Problem statement:
Restate the complete material exactly.

Data:

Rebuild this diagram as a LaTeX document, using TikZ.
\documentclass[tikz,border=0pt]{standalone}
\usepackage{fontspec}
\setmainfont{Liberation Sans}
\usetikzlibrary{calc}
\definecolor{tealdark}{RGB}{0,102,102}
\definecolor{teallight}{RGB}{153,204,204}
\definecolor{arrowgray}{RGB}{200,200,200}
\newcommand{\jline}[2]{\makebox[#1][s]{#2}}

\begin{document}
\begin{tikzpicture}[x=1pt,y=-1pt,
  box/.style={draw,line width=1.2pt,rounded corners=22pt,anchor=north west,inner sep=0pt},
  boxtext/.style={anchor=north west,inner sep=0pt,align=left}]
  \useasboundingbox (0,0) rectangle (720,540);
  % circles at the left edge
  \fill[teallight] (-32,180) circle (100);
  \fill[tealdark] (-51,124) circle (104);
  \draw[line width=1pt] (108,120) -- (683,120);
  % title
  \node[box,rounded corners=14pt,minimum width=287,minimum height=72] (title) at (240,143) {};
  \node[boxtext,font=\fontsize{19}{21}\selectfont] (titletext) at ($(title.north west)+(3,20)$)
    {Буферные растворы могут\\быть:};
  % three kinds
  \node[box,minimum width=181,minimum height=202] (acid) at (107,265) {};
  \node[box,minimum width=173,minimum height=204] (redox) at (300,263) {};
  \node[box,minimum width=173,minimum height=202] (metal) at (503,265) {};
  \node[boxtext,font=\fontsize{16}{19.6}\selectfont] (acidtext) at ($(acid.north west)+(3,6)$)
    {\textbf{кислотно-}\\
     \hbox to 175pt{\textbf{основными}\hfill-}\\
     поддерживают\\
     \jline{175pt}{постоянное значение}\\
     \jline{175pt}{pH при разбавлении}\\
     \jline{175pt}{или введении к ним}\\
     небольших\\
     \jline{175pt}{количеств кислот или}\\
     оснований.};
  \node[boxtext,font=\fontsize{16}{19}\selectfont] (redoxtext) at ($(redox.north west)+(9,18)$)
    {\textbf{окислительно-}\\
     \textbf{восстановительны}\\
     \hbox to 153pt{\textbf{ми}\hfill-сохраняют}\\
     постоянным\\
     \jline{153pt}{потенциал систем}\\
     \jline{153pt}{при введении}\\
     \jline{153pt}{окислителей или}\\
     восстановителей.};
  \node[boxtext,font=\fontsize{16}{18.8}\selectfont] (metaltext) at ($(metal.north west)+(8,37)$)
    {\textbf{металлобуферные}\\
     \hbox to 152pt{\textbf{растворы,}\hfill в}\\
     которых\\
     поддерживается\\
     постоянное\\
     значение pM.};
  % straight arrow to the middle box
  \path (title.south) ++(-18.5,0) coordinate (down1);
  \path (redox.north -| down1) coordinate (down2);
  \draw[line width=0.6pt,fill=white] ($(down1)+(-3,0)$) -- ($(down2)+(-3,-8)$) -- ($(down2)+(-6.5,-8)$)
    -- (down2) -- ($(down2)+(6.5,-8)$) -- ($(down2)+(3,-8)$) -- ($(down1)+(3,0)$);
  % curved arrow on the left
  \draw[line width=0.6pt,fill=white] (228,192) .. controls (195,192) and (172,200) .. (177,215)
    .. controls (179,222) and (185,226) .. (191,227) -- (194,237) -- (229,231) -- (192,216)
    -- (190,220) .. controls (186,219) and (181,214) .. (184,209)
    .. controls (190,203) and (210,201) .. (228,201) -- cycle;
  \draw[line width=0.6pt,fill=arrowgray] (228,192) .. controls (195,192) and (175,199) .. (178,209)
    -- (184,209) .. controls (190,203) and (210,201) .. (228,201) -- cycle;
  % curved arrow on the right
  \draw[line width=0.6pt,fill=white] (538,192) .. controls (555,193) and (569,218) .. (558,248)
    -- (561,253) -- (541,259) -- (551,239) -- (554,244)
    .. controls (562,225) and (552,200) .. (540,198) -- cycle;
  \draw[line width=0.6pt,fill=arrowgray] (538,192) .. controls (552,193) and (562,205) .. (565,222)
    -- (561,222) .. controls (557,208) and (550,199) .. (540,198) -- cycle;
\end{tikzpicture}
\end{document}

Response to this task:
Rebuild this diagram as a LaTeX document, using TikZ.
\documentclass[tikz,border=0pt]{standalone}
\usepackage{fontspec}
\setmainfont{Liberation Sans}
\usetikzlibrary{calc}
\definecolor{tealdark}{RGB}{0,102,102}
\definecolor{teallight}{RGB}{153,204,204}
\definecolor{arrowgray}{RGB}{200,200,200}
\newcommand{\jline}[2]{\makebox[#1][s]{#2}}

\begin{document}
\begin{tikzpicture}[x=1pt,y=-1pt,
  box/.style={draw,line width=1.2pt,rounded corners=22pt,anchor=north west,inner sep=0pt},
  boxtext/.style={anchor=north west,inner sep=0pt,align=left}]
  \useasboundingbox (0,0) rectangle (720,540);
  % circles at the left edge
  \fill[teallight] (-32,180) circle (100);
  \fill[tealdark] (-51,124) circle (104);
  \draw[line width=1pt] (108,120) -- (683,120);
  % title
  \node[box,rounded corners=14pt,minimum width=287,minimum height=72] (title) at (240,143) {};
  \node[boxtext,font=\fontsize{19}{21}\selectfont] (titletext) at ($(title.north west)+(3,20)$)
    {Буферные растворы могут\\быть:};
  % three kinds
  \node[box,minimum width=181,minimum height=202] (acid) at (107,265) {};
  \node[box,minimum width=173,minimum height=204] (redox) at (300,263) {};
  \node[box,minimum width=173,minimum height=202] (metal) at (503,265) {};
  \node[boxtext,font=\fontsize{16}{19.6}\selectfont] (acidtext) at ($(acid.north west)+(3,6)$)
    {\textbf{кислотно-}\\
     \hbox to 175pt{\textbf{основными}\hfill-}\\
     поддерживают\\
     \jline{175pt}{постоянное значение}\\
     \jline{175pt}{pH при разбавлении}\\
     \jline{175pt}{или введении к ним}\\
     небольших\\
     \jline{175pt}{количеств кислот или}\\
     оснований.};
  \node[boxtext,font=\fontsize{16}{19}\selectfont] (redoxtext) at ($(redox.north west)+(9,18)$)
    {\textbf{окислительно-}\\
     \textbf{восстановительны}\\
     \hbox to 153pt{\textbf{ми}\hfill-сохраняют}\\
     постоянным\\
     \jline{153pt}{потенциал систем}\\
     \jline{153pt}{при введении}\\
     \jline{153pt}{окислителей или}\\
     восстановителей.};
  \node[boxtext,font=\fontsize{16}{18.8}\selectfont] (metaltext) at ($(metal.north west)+(8,37)$)
    {\textbf{металлобуферные}\\
     \hbox to 152pt{\textbf{растворы,}\hfill в}\\
     которых\\
     поддерживается\\
     постоянное\\
     значение pM.};
  % straight arrow to the middle box
  \path (title.south) ++(-18.5,0) coordinate (down1);
  \path (redox.north -| down1) coordinate (down2);
  \draw[line width=0.6pt,fill=white] ($(down1)+(-3,0)$) -- ($(down2)+(-3,-8)$) -- ($(down2)+(-6.5,-8)$)
    -- (down2) -- ($(down2)+(6.5,-8)$) -- ($(down2)+(3,-8)$) -- ($(down1)+(3,0)$);
  % curved arrow on the left
  \draw[line width=0.6pt,fill=white] (228,192) .. controls (195,192) and (172,200) .. (177,215)
    .. controls (179,222) and (185,226) .. (191,227) -- (194,237) -- (229,231) -- (192,216)
    -- (190,220) .. controls (186,219) and (181,214) .. (184,209)
    .. controls (190,203) and (210,201) .. (228,201) -- cycle;
  \draw[line width=0.6pt,fill=arrowgray] (228,192) .. controls (195,192) and (175,199) .. (178,209)
    -- (184,209) .. controls (190,203) and (210,201) .. (228,201) -- cycle;
  % curved arrow on the right
  \draw[line width=0.6pt,fill=white] (538,192) .. controls (555,193) and (569,218) .. (558,248)
    -- (561,253) -- (541,259) -- (551,239) -- (554,244)
    .. controls (562,225) and (552,200) .. (540,198) -- cycle;
  \draw[line width=0.6pt,fill=arrowgray] (538,192) .. controls (552,193) and (562,205) .. (565,222)
    -- (561,222) .. controls (557,208) and (550,199) .. (540,198) -- cycle;
\end{tikzpicture}
\end{document}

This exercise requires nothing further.